Denis Sherstennikov and Anton Rogachevsky, bosses at Carlsberg’s Russian subsidiary Baltika Breweries, were detained on Wednesday.
It comes after Carlsberg terminated its business in Russia last month due to the state taking over Baltika in July.
The pair are accused of fraud, but Carlsberg branded the allegations fake.
“It is appalling that the efforts of the Russian state to justify their illegal takeover of our business in Russia has now evolved into targeting innocent employees,” the company said in a statement.
It added the safety of its employees, including those in Russia, “has always been our main priority” and said it would “do what we can to help the employees under these difficult circumstances”.

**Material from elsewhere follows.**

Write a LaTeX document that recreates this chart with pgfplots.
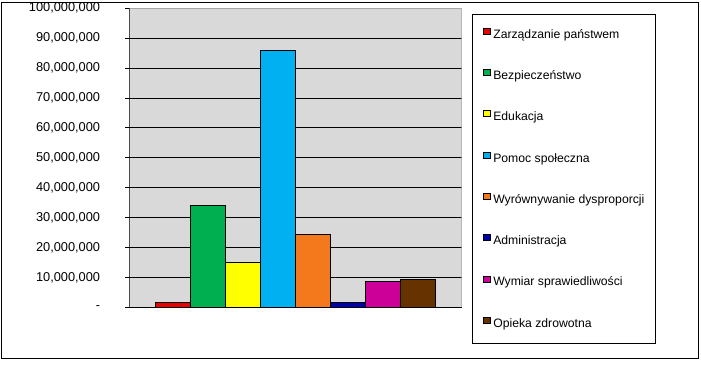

Last month, the boss of Carlsberg, Jacob Aarup-Andersen, said the Kremlin had “stolen our business in Russia”.
The Danish brewer was in the process of selling Baltika Breweries as it looked to leave the Russian market, before the government seized control of the company.

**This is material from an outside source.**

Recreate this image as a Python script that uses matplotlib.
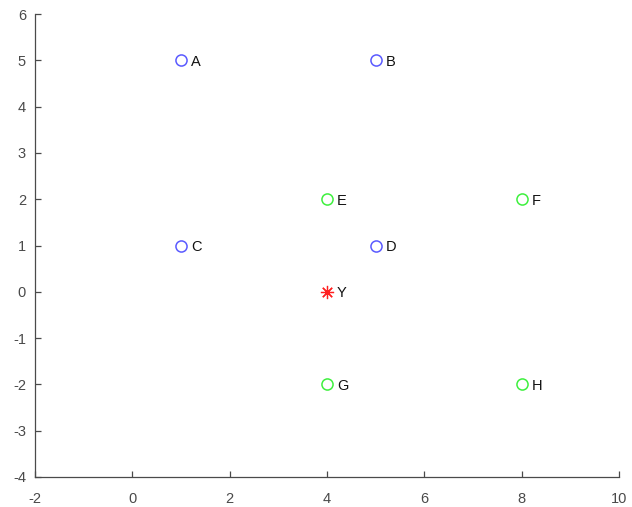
import matplotlib
matplotlib.use('Agg')
import matplotlib.pyplot as plt

plt.rcParams['font.family'] = ['Liberation Sans', 'DejaVu Sans']
plt.rcParams['axes.unicode_minus'] = False

# class 1 points (blue), class 2 points (green), query point (red)
blue_x = [1, 5, 1, 5]
blue_y = [5, 5, 1, 1]
blue_names = ['A', 'B', 'C', 'D']
green_x = [4, 8, 4, 8]
green_y = [2, 2, -2, -2]
green_names = ['E', 'F', 'G', 'H']
query_x = [4]
query_y = [0]
query_names = ['Y']

axis_col = '#4a4a4a'

fig = plt.figure(figsize=(6.32, 5.07), dpi=100)
ax = fig.add_axes([0.0554, 0.0592, 0.924, 0.913])

ax.plot(blue_x, blue_y, 'o', mfc='none', mec='#5a5aff', ms=8, mew=1.1, ls='none')
ax.plot(green_x, green_y, 'o', mfc='none', mec='#3ef03e', ms=8, mew=1.1, ls='none')
# asterisk marker: 8 spokes
ax.plot(query_x, query_y, marker=(8, 2, 0), color='#ff2020', ms=9.5, mew=0.9, ls='none')

for xs, ys, names in [(blue_x, blue_y, blue_names), (green_x, green_y, green_names),
                      (query_x, query_y, query_names)]:
    for x, y, n in zip(xs, ys, names):
        ax.annotate(n, (x, y), xytext=(7.2, -1), textcoords='offset points',
                    va='center', ha='left', fontsize=10.5, color='#111111')

ax.set_xlim(-2, 10)
ax.set_ylim(-4, 6)
ax.set_xticks(range(-2, 11, 2))
ax.set_yticks(range(-4, 7, 1))
ax.spines['top'].set_visible(False)
ax.spines['right'].set_visible(False)
for s in ['left', 'bottom']:
    ax.spines[s].set_color(axis_col)
    ax.spines[s].set_linewidth(0.9)
ax.tick_params(direction='in', length=4, width=0.9, color=axis_col,
               labelcolor=axis_col, labelsize=10.5)
ax.tick_params(axis='x', pad=10.5)
ax.tick_params(axis='y', pad=6.5)

fig.savefig('out.png', dpi=100)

Following the arrests, Carlsberg said: “Up until the introduction of external management by the Russian state, Baltika has acted in accordance with the law and the policies guiding all companies in the Carlsberg Group.”
The BBC understands that investigators alleged that Mr Sherstennikov and Mr Rogachevsky acquired intellectual property rights for the companies Carlsberg Kazakhstan and Vista BWay Co, which previously belonged to Baltika, “through deception”.
According to their LinkedIn profiles, Mr Sherstennikov is Baltika Breweries’ chief executive and previously worked for the Carlsberg Group for eight years. Mr Rogachevsky’s profile says he is the vice president legal.
Investigators in St Petersburg claim the rights, which are estimated to be worth more than 295 million roubles (£2.65m), enabled Baltika to supply its products to Kazakhstan, Kyrgyzstan, Uzbekistan, Turkmenistan, Tajikistan, Mongolia and Belarus.
Baltika produces some of the most recognisable beer brands in Russia, with 8,400 employees across eight plants, according to Carlsberg’s website.
Brands owned by the group include Kronenbourg 1664, Tuborg, Brooklyn and Somersby cider.
But since the invasion of Ukraine in February last year, many Western companies have come under pressure to leave Russia and shut down operations.
As Carlsberg looked to sell its Russian business, the Kremlin took control of Baltika in July under an order signed by President Vladimir Putin. Moscow introduced rules earlier this year allowing it to seize the assets of firms from “unfriendly” countries.
Carlsberg announced in October that it had informed Baltika that it had terminated all of its licence agreements to produce, market and sell its products in the country, but added there would be a run-off period until 1 April 2024 while existing stock is used up.
However, the BBC understands Baltika appealed to the arbitration court with a request to prohibit Carlsberg from terminating the licensing agreement.
Mr Aarup-Andersen previously said the company refused to enter into a deal with the Russian government that “somehow justifies them taking over our business illegally”.